D. We need to figure out a way to oversee all of this that does not put burden on faculty, and the group recommends that there be a Director of the First Year Experience. This person would work with the Writing and Speaking Centers and the Libraries on creating the modules and providing faculty development in their use as well as with the peer mentors on working with the FY students.
What to do with students who don't take FSEM in first semester. Given our current faculty size, we have to divide the FSEM sections over two semesters, we could set as a goal having most students take the FSEM in the first semester and work toward this over the course of the QEP.
Gwen said that this model fit with her experience in working on a QEP. We can start small, be successful, and grow from there. We can start with some pilot programs, evaluate those, see what was successful, tweak as needed, and then by the end of the 5 years, we'll have made demonstrable progress.
Current Programs Subgroup
Rosemary Barra reported for this subgroup. They looked at the resources and programs on campus that tie in with the goals and outcomes we have identified.

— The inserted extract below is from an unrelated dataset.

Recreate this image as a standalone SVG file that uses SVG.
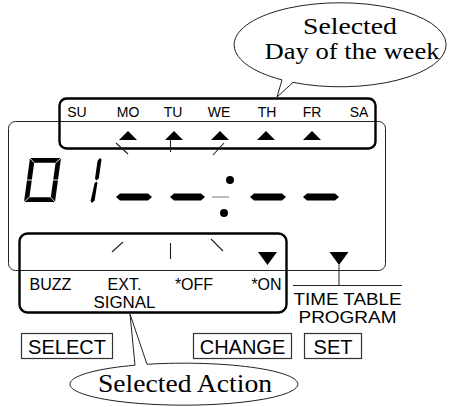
<svg xmlns="http://www.w3.org/2000/svg" width="449" height="407" viewBox="0 0 449 407">
<style>
.thin{fill:none;stroke:#222;stroke-width:1}
.thick{fill:none;stroke:#000;stroke-width:2.4}
.seg{fill:none;stroke:#222;stroke-width:1.1}
.lbl{font-family:"Liberation Sans",Arial,sans-serif;fill:#000;text-anchor:middle}
.ser{font-family:"Liberation Serif","Times New Roman",serif;fill:#000;text-anchor:middle}
.tri{fill:#000}
.btn{fill:none;stroke:#333;stroke-width:1.2}
</style>
<rect width="449" height="407" fill="#fff"/>

<g id="display">
<rect class="thin" x="8.5" y="121.5" width="377" height="149" rx="7"/>
</g>

<g id="days-box">
<rect class="thick" x="59.5" y="98.5" width="316" height="50" rx="7"/>
<text class="lbl" font-size="14" x="77" y="117">SU</text>
<text class="lbl" font-size="14" x="128" y="117">MO</text>
<text class="lbl" font-size="14" x="173" y="117">TU</text>
<text class="lbl" font-size="14" x="219" y="117">WE</text>
<text class="lbl" font-size="14" x="267" y="117">TH</text>
<text class="lbl" font-size="14" x="312" y="117">FR</text>
<text class="lbl" font-size="14" x="359" y="117">SA</text>
<path class="tri" d="M128,131 L137,140 L119,140 Z"/>
<path class="tri" d="M174,131 L183,140 L165,140 Z"/>
<path class="tri" d="M220,131 L229,140 L211,140 Z"/>
<path class="tri" d="M266,131 L275,140 L257,140 Z"/>
<path class="tri" d="M312,131 L321,140 L303,140 Z"/>
<line class="seg" x1="116" y1="143" x2="128" y2="154"/>
<line class="seg" x1="170.5" y1="139" x2="170.5" y2="152"/>
<line class="seg" x1="213" y1="155" x2="224" y2="143"/>
</g>

<g id="digits">
<path fill="#000" fill-rule="evenodd" d="M30,158 L61,158 L55,202 L24,202 Z M34.2,162.8 L55.6,162.8 L50.8,197.2 L29.4,197.2 Z"/>
<g stroke="#fff" stroke-width="0.9">
<line x1="30" y1="158" x2="34.2" y2="162.8"/>
<line x1="61" y1="158" x2="55.6" y2="162.8"/>
<line x1="55" y1="202" x2="50.8" y2="197.2"/>
<line x1="24" y1="202" x2="29.4" y2="197.2"/>
<line x1="26" y1="180" x2="32" y2="180"/>
<line x1="53" y1="180" x2="59" y2="180"/>
</g>
<path fill="#000" d="M97.5,161 L100,158 L101.5,159.5 L98.8,178.5 L96.5,180.5 L95,178.8 Z"/>
<path fill="#000" d="M94.6,183 L96.5,181.5 L97.4,183.2 L94.6,200.5 L91.8,203 L90.6,201 Z"/>
</g>

<g id="dashes">
<path fill="#000" d="M116,197 L120,193.5 L148,193.5 L152,197 L148,200.5 L120,200.5 Z"/>
<path fill="#000" d="M170,197 L174,193.5 L201,193.5 L205,197 L201,200.5 L174,200.5 Z"/>
<path fill="#000" d="M250,197 L254,193.5 L282,193.5 L286,197 L282,200.5 L254,200.5 Z"/>
<path fill="#000" d="M303,197 L307,193.5 L335,193.5 L339,197 L335,200.5 L307,200.5 Z"/>
<circle cx="230" cy="180" r="4" fill="#000"/>
<circle cx="224" cy="213" r="4" fill="#000"/>
<line x1="212" y1="197" x2="229" y2="197" stroke="#777" stroke-width="1"/>
</g>

<g id="action-box">
<rect class="thick" x="19.5" y="233.5" width="267" height="79" rx="8"/>
<line class="seg" x1="112" y1="252" x2="123" y2="242"/>
<line class="seg" x1="170.5" y1="243" x2="170.5" y2="259"/>
<line class="seg" x1="211" y1="239" x2="223" y2="251"/>
<path class="tri" d="M258,252 L277,252 L267.5,265 Z"/>
<text class="lbl" font-size="16" x="50.5" y="290">BUZZ</text>
<text class="lbl" font-size="16"><tspan x="124.5" y="290">EXT.</tspan><tspan x="124.5" y="308" textLength="62" lengthAdjust="spacingAndGlyphs">SIGNAL</tspan></text>
<text class="lbl" font-size="16" x="194" y="290">*OFF</text>
<text class="lbl" font-size="16" x="266.5" y="290">*ON</text>
</g>

<g id="time-table">
<path class="tri" d="M329.5,252 L348.5,252 L339,265 Z"/>
<text class="lbl" font-size="16"><tspan x="347.5" y="304.5" textLength="108" lengthAdjust="spacingAndGlyphs">TIME TABLE</tspan><tspan x="347.5" y="323" textLength="98" lengthAdjust="spacingAndGlyphs">PROGRAM</tspan></text>
</g>

<g id="connectors">
<line class="thin" x1="339" y1="265" x2="339" y2="285"/>
<line class="thin" x1="293" y1="285.5" x2="402" y2="285.5"/>
</g>

<g id="btn-select">
<rect class="btn" x="21.5" y="333.5" width="91" height="25"/>
<text class="lbl" font-size="20" x="67" y="354">SELECT</text>
</g>
<g id="btn-change">
<rect class="btn" x="193.5" y="333.5" width="98" height="25"/>
<text class="lbl" font-size="20" x="242.5" y="354">CHANGE</text>
</g>
<g id="btn-set">
<rect class="btn" x="304.5" y="333.5" width="57" height="25"/>
<text class="lbl" font-size="20" x="333" y="354">SET</text>
</g>

<g id="callout-day">
<path class="thin" d="M282,79.9 L277,97 L293,82.4 A106,42 0 1 0 282,79.9"/>
<text class="ser" font-size="22.5"><tspan x="350" y="34" textLength="94" lengthAdjust="spacingAndGlyphs">Selected</tspan><tspan x="352" y="59" textLength="175" lengthAdjust="spacingAndGlyphs">Day of the week</tspan></text>
</g>

<g id="callout-action">
<path class="thin" d="M135,365.2 L130,314 L147,364.3 A114,21 0 1 1 135,365.2"/>
<text class="ser" font-size="26" x="185" y="392" textLength="174" lengthAdjust="spacingAndGlyphs">Selected Action</text>
</g>
</svg>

Understanding the liberal arts: the FSEM, first-year advising, and orientation are all critical to getting this message out
Critical thinking & communication: the FSEM is again a key component, and we can build on what we have. Perhaps there should be staff in the Writing and Speaking Centers who are focused on the first year student and helping them get up to a certain level of skill. All this could be focused through the Convergence Center, build on this for the collaborative part.
Rosemary emphasized that we need to identify students who need help and get them the support they need.
One idea that Anand and Gwen have discussed is to create Writing and Speaking fellows. Faculty would nominate students who exemplify writing and/or speaking excellence in a discipline. The Centers would hire them to work with students in that discipline. This would be a tremendous honor for the students, as well as a cost effective way to supplement existing programs
Focus Area Documents
Alan had distributed a handout prior to the meeting listing three areas out of our five that he felt we should focus upon. We discussed whether the two he omitted were the right two to cut, and agreed that they were. We also agreed that there have to be curricular and co-curricular components to each of the remaining three.
The next step will be to begin mapping these ideas to the curriculum, and Alan will also begin working on a draft of the QEP plan.
Our next meeting will be Monday, November 21, from 4 to 6.